▶ Requirements:
Extract the full listing verbatim and drop any pictures from your copy.

▶ Dataset excerpt:
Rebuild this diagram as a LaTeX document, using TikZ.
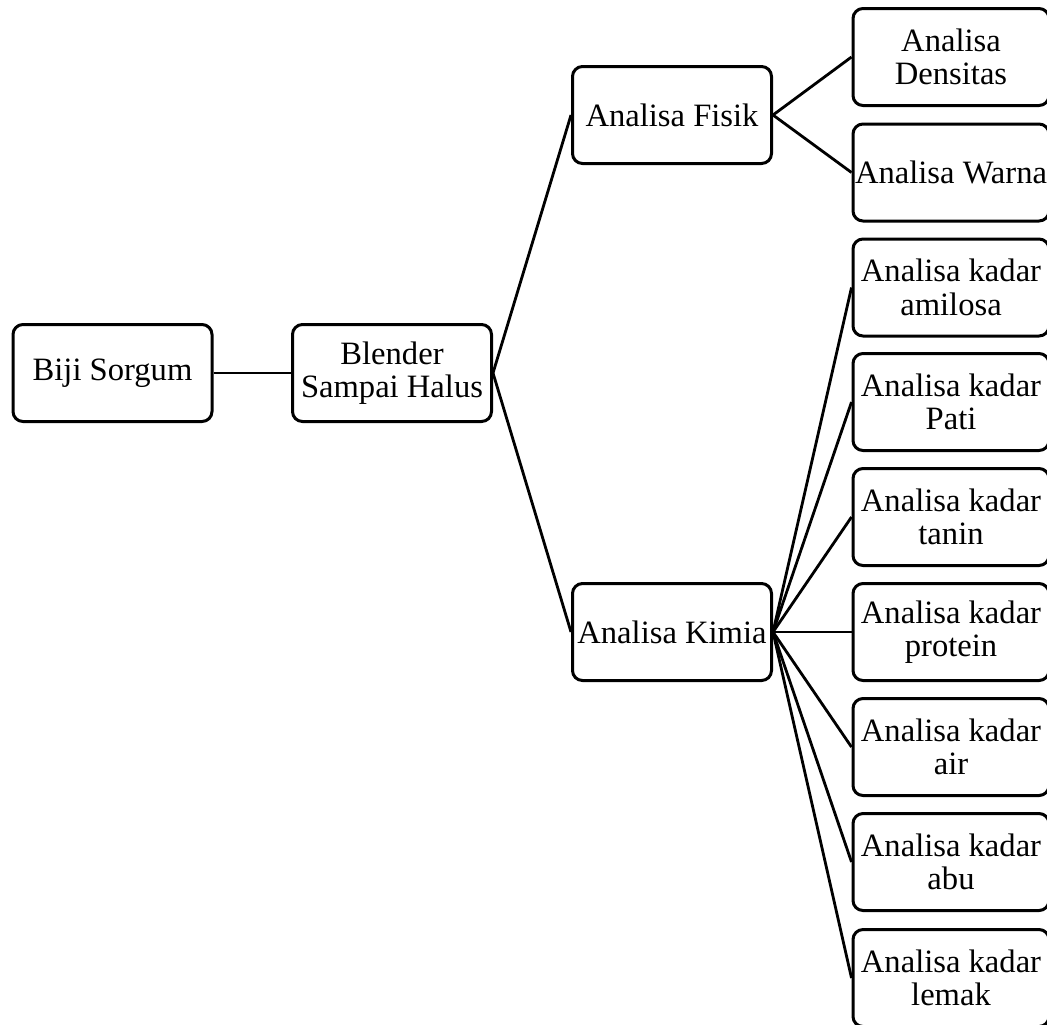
\documentclass[tikz,border=0pt]{standalone}
\usepackage{fontspec}
\setmainfont{Liberation Serif}
\begin{document}
\begin{tikzpicture}[x=0.5pt,y=-0.5pt,
  box/.style={draw, line width=1.5pt, rounded corners=5pt, align=center, inner sep=0pt,
    minimum height=48.5pt, font=\fontsize{16.3}{16.8}\selectfont},
  lbox/.style={box, minimum width=99.5pt},
  rbox/.style={box, minimum width=98pt},
  conn/.style={line width=1.4pt}]
\useasboundingbox (0,0) rectangle (1047,1024);
\node[lbox] (biji) at (112.5,373) {Biji Sorgum};
\node[lbox] (blender) at (392,373) {Blender\\Sampai Halus};
\node[lbox] (fisik) at (672,115) {Analisa Fisik};
\node[lbox] (kimia) at (672,632) {Analisa Kimia};
\node[rbox] (densitas) at (951,57) {Analisa\\Densitas};
\node[rbox] (warna) at (951,172.5) {Analisa Warna};
\node[rbox] (amilosa) at (951,287.5) {Analisa kadar\\amilosa};
\node[rbox] (pati) at (951,402) {Analisa kadar\\Pati};
\node[rbox] (tanin) at (951,517) {Analisa kadar\\tanin};
\node[rbox] (protein) at (951,632) {Analisa kadar\\protein};
\node[rbox] (air) at (951,747) {Analisa kadar\\air};
\node[rbox] (abu) at (951,862) {Analisa kadar\\abu};
\node[rbox] (lemak) at (951,978) {Analisa kadar\\lemak};
\draw[conn] (biji.east) -- (blender.west);
\draw[conn] (blender.east) -- (fisik.west);
\draw[conn] (blender.east) -- (kimia.west);
\draw[conn] (fisik.east) -- (densitas.west);
\draw[conn] (fisik.east) -- (warna.west);
\foreach \n in {amilosa,pati,tanin,protein,air,abu,lemak}
  \draw[conn] (kimia.east) -- (\n.west);
\end{tikzpicture}
\end{document}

▶ Answer below:
Rebuild this diagram as a LaTeX document, using TikZ.
\documentclass[tikz,border=0pt]{standalone}
\usepackage{fontspec}
\setmainfont{Liberation Serif}
\begin{document}
\begin{tikzpicture}[x=0.5pt,y=-0.5pt,
  box/.style={draw, line width=1.5pt, rounded corners=5pt, align=center, inner sep=0pt,
    minimum height=48.5pt, font=\fontsize{16.3}{16.8}\selectfont},
  lbox/.style={box, minimum width=99.5pt},
  rbox/.style={box, minimum width=98pt},
  conn/.style={line width=1.4pt}]
\useasboundingbox (0,0) rectangle (1047,1024);
\node[lbox] (biji) at (112.5,373) {Biji Sorgum};
\node[lbox] (blender) at (392,373) {Blender\\Sampai Halus};
\node[lbox] (fisik) at (672,115) {Analisa Fisik};
\node[lbox] (kimia) at (672,632) {Analisa Kimia};
\node[rbox] (densitas) at (951,57) {Analisa\\Densitas};
\node[rbox] (warna) at (951,172.5) {Analisa Warna};
\node[rbox] (amilosa) at (951,287.5) {Analisa kadar\\amilosa};
\node[rbox] (pati) at (951,402) {Analisa kadar\\Pati};
\node[rbox] (tanin) at (951,517) {Analisa kadar\\tanin};
\node[rbox] (protein) at (951,632) {Analisa kadar\\protein};
\node[rbox] (air) at (951,747) {Analisa kadar\\air};
\node[rbox] (abu) at (951,862) {Analisa kadar\\abu};
\node[rbox] (lemak) at (951,978) {Analisa kadar\\lemak};
\draw[conn] (biji.east) -- (blender.west);
\draw[conn] (blender.east) -- (fisik.west);
\draw[conn] (blender.east) -- (kimia.west);
\draw[conn] (fisik.east) -- (densitas.west);
\draw[conn] (fisik.east) -- (warna.west);
\foreach \n in {amilosa,pati,tanin,protein,air,abu,lemak}
  \draw[conn] (kimia.east) -- (\n.west);
\end{tikzpicture}
\end{document}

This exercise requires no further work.